This book The Southern Book Club's Guide to Slaying Vampires: A Novel By Grady Hendrix kept popping up on lists of books I would like. I like reading about vampires, so I gave it a shot! It's an easy read and I think it's less about vampires and more about a late 1980s/ 1990s version of The Stepford Wives but with a satisfying ending.
***Warning Spoilers***
The book focuses on Patricia Campbell, a suburban housewife in Charleston that belongs to a book club. The club is small and they read true crime novels. Over the years, despite differing lives, they come together monthly to talk passionately about murder.
None of them seem to work, I think it's mentioned that one of them helps out at a church. All of their husbands are the breadwinners and they just follow their wifely duties. They are very polite and reserved. Honestly, it was a little hard for me to relate. I have a business that keeps me from home more than 40 hours a week, I don't have kids, and if I don't like something I'll communicate that. These ladies are a little too reserved and passive. Not sure if it's a Southern thing? Maybe a 1980s thing?
Then a new man moves down the street, and Patricia is involved with a violent crime. The crime is committed by his great aunt. She ends up checking in on him and he begins to ingrain himself into her life. In the meantime, kids go missing on the far side of town and she witnesses this new neighbor attacking one of them. I should mention he's not a vampire in the traditional way we know them...fangs...neck.
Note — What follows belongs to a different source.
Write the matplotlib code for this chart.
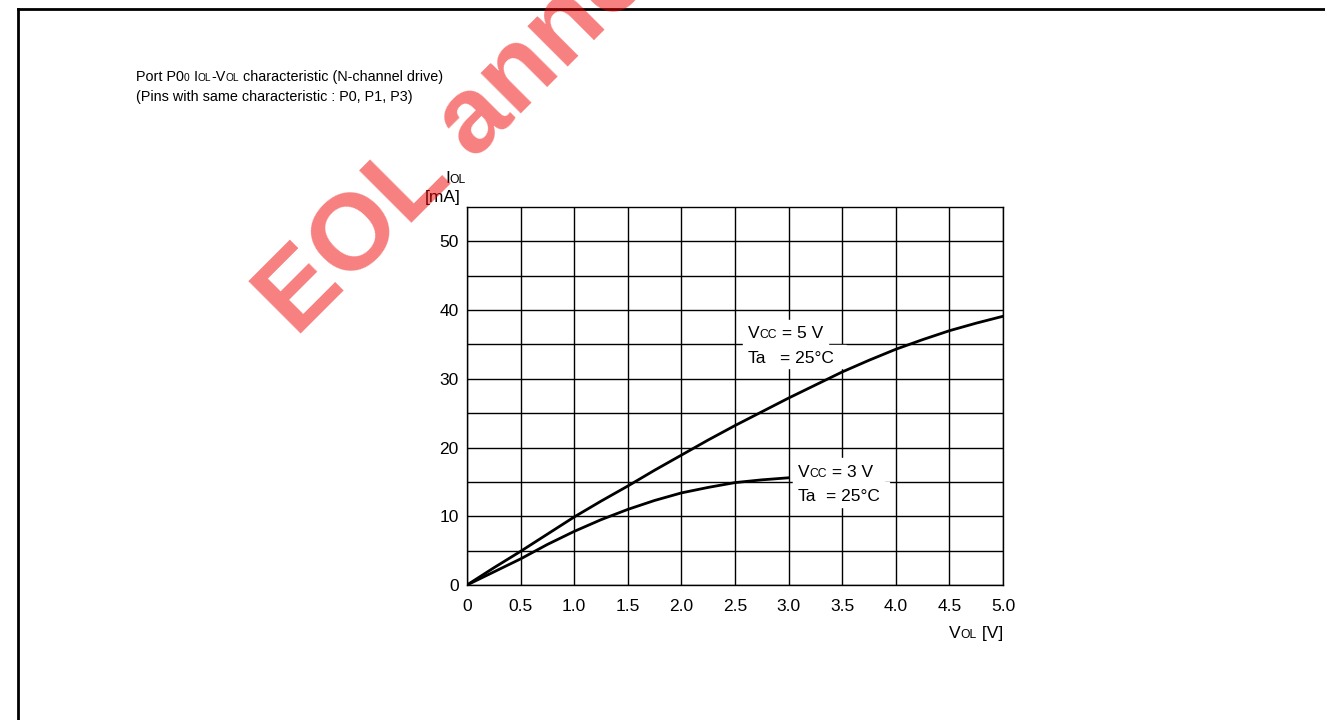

He has a bug-like appendage that comes from his jaw that latches on to the inner thigh of his victim. That's one hell of an UNsexy vampire in my mind.
The first half of the book is the set up, we know he's a monster already. No mystery there. The second half is how is Patricia going to prove it. He's charming to everyone and has become a member of "the boys club" with all the husbands. Speaking of husbands, her's is awful. He has absolutely no redeeming qualities. He's a workaholic, takes her for granted, gaslights her, is a know-it-all, blames everything on her, and is completely useless. So useless that when his mother dies she and her book club friends organize the funeral etc. He contributes his paycheck ~ that's it. Her husband prescribes her Prozac to numb her thoughts because she questions too much. There's a lot of silencing of women in this book that I found much more disturbing than the actual violence.
Flash forward three years later. She drops trying to prove her neighbor is evil because he has brought everyone around him great wealth with an investment in real estate. Construction is booming and money is flowing. Then Patricia has a vision from her dead mother in law. It tells her that the neighbor is going to take her kids and she needs to wake up. This sparks her investigation again.
In the end the book club ladies band together and do the right thing. They are calculated and prepared because it's what they know from life and reading crime novels. Never underestimate the power of a determined group of women.
Overall the book is very timely. It involves race relations, feminism, the popularity of serial killers, and how money can make you blind to all the glaring red flags. Some things that were never cleared up... the cover of the book is misleading because there's are no fangs mentioned. It's described as more of a full-on bite. Some of the supporting characters need a resolution... Grace needs a divorce and there might be a sequel with Slick being raped and having something "growing inside her". Needless to say it should come with a trigger warning. I enjoyed it and found it suspenseful because I wanted to know the ending. I plan to check out the author's other books too.